Surface structure of SmB$_6$ investigated by STM and HAXPES

The intermediate-valence compound SmB$_6$ is typically considered a ``Kondo insulator'' albeit the concept of the Kondo effect does, in principle, not hold for an intermediate-valence material. Nonetheless, the hybridization between conduction electrons and the strongly interacting Sm $f$-electrons results in a gap at the Fermi energy and hence, an insulating ground state arises at temperatures below about 40 K. Recently, SmB$_6$ has become of enormous topical interest because it is a candidate material for hosting topologically protected surface states. The intermediate valence of Sm in SmB$_6$ was confirmed by HAXPES measurements down to 5 K. Such measurements conducted at high photon energies for improved probing depth are of importance in view of valency limits given for strong topological insulators [1]. Scanning tunneling microscopy (STM) has the unique capability of providing combined topographic and spectroscopic information. We conducted STM on numerous samples cleaved {\it in situ} at around 20 K [2]. Cleavage along the \{001\} plane of the cubic structure through breaking inter-octahedral B-B bonds gives rise to polar surfaces. In result, we found disordered chain-like as well as ordered ($2 \times 1$) surface reconstructions. Occasionally, we also observed patches of non-reconstructed surface areas of both, Sm and B termination. On such areas, we found indications for the Kondo effect being at play. Also, for non-reconstructed surface areas of some ten nanometers in size the d$I$/d$V$-curves can be well described by a Fano resonance. Thus, the hybridization picture typically considered for this material could be fully confirmed.

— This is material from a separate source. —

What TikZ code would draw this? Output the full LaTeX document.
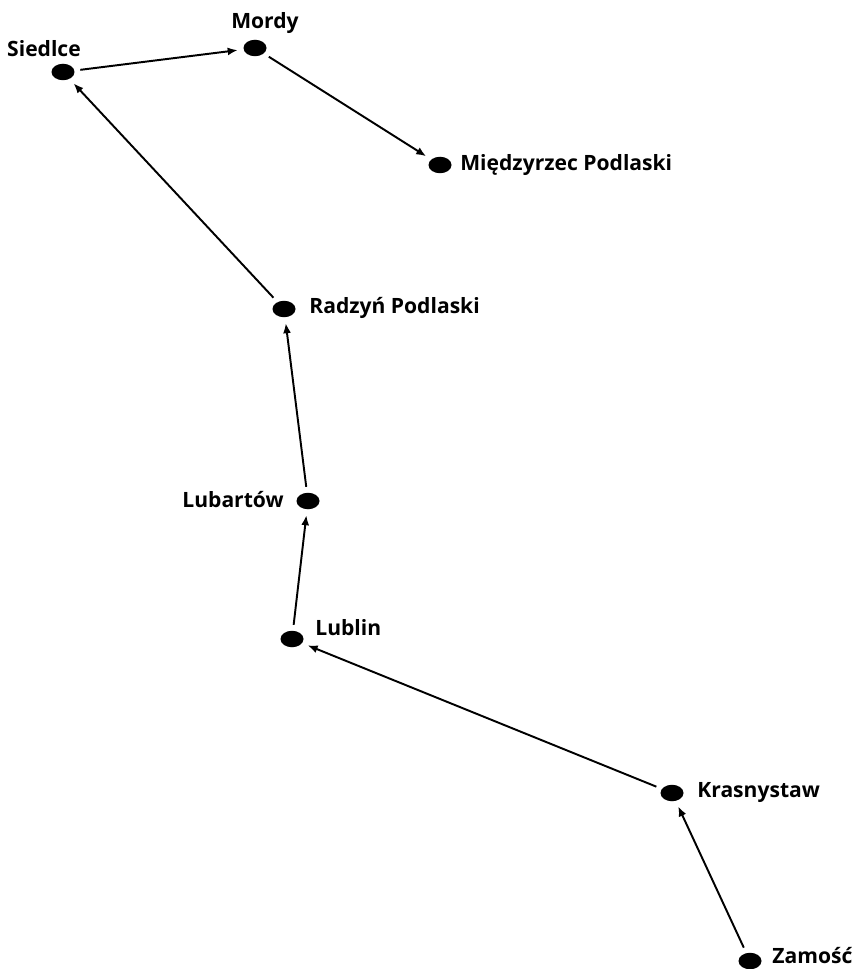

All types of surfaces, reconstructed and non-reconstructed, displayed a finite zero-bias conductance of considerable magnitude. This finding, in spite of different surface topologies, confirms the robustness of the metallic states and is in line with the proposal of SmB$_6$ being a topological insulator.\\[4pt] [1] V. Alexandrov {\it et al.}, Phys. Rev. Lett. {\bf 111} (2013) 226403.\\[0pt] [2] S. R\"o\ss ler {\it et al.}, Proc. Natl. Acad. Sci. USA {\bf 111} (2014) 4798.